In February 1879, Popov learnt that a mechanic named Nikolai Reinshtein who had joined the movement was an spy infiltrated by the police, and he and a fellow revolutionary killed him.[4]

During 1879, a split was opening up within Zemlya i Volya over whether to continue trying to spread propaganda work, which was leading to mass arrests and severe sentences without obvious success, or whether to focus on terrorism, and particularly on a plan to assassinate the Tsar. Popov was one of the main organisers of a secret conference convened in June 1879, in Voronezh, where he and Plekhanov were the leading 'villagers' who were opposed the turn towards terrorism. When it was agreed to split the organisation, he joined the Chernyi Peredel Black Repartition group, and based himself in Kyiv. After a few months, he became impatient with his Plekhanov and other colleagues. He told Yelizaveta Kovalskaya: "People here don't care much about theory; everyone wants to do revolutionary work, they don't want to be a odds over programmes."[5] He founded the South Russian Union, which united members of both parties.

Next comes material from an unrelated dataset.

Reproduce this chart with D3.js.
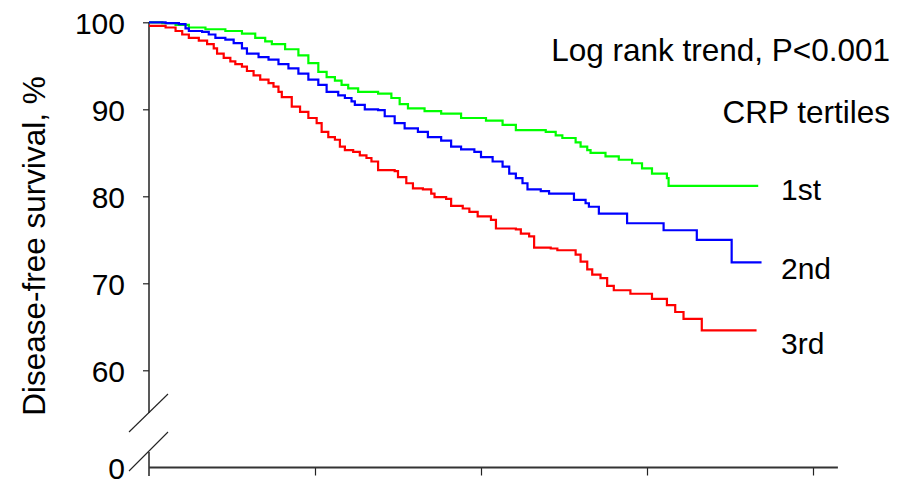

Arrested on 22 February 1880, Popov was sentenced to death by a court in Kyiv, but the sentence was commuted to hard labour life, which he originally had to serve the Kara mines in Siberia. In 1882, there was a mass escape from Kara organised by Ippolit Myshkin. Once those involved had been recaptured, the authorities introduced new restrictions, which provoked protests by the prisoners. Popov was not involved in the escape, but was singled out as one of the leaders of the protests, and with Myshkin and six others, he was transported back to St Petersburg to be held in solitary confinement in the Alexey Ravelin of the Peter and Paul Fortress. In August 1884, he was moved to the Shlisselburg Fortress, where he continued protesting about prison conditions. Vera Figner, a fellow prisoner, wrote that:

He was a man with a constitution of iron, great self-control and an immense capacity for resistance, tempered in the Kara mines and the Alexey Ravelin; a cool, obstinate warrior of steel. When his jailers insulted and abused him, he repaid them in like coin. Rough treatment by the guards, noisy scuffles with gendarmes, did not bother him at all. They bound him, and beat him; several times they beat him cruelly; and he bore it all; he could still go on living.[6]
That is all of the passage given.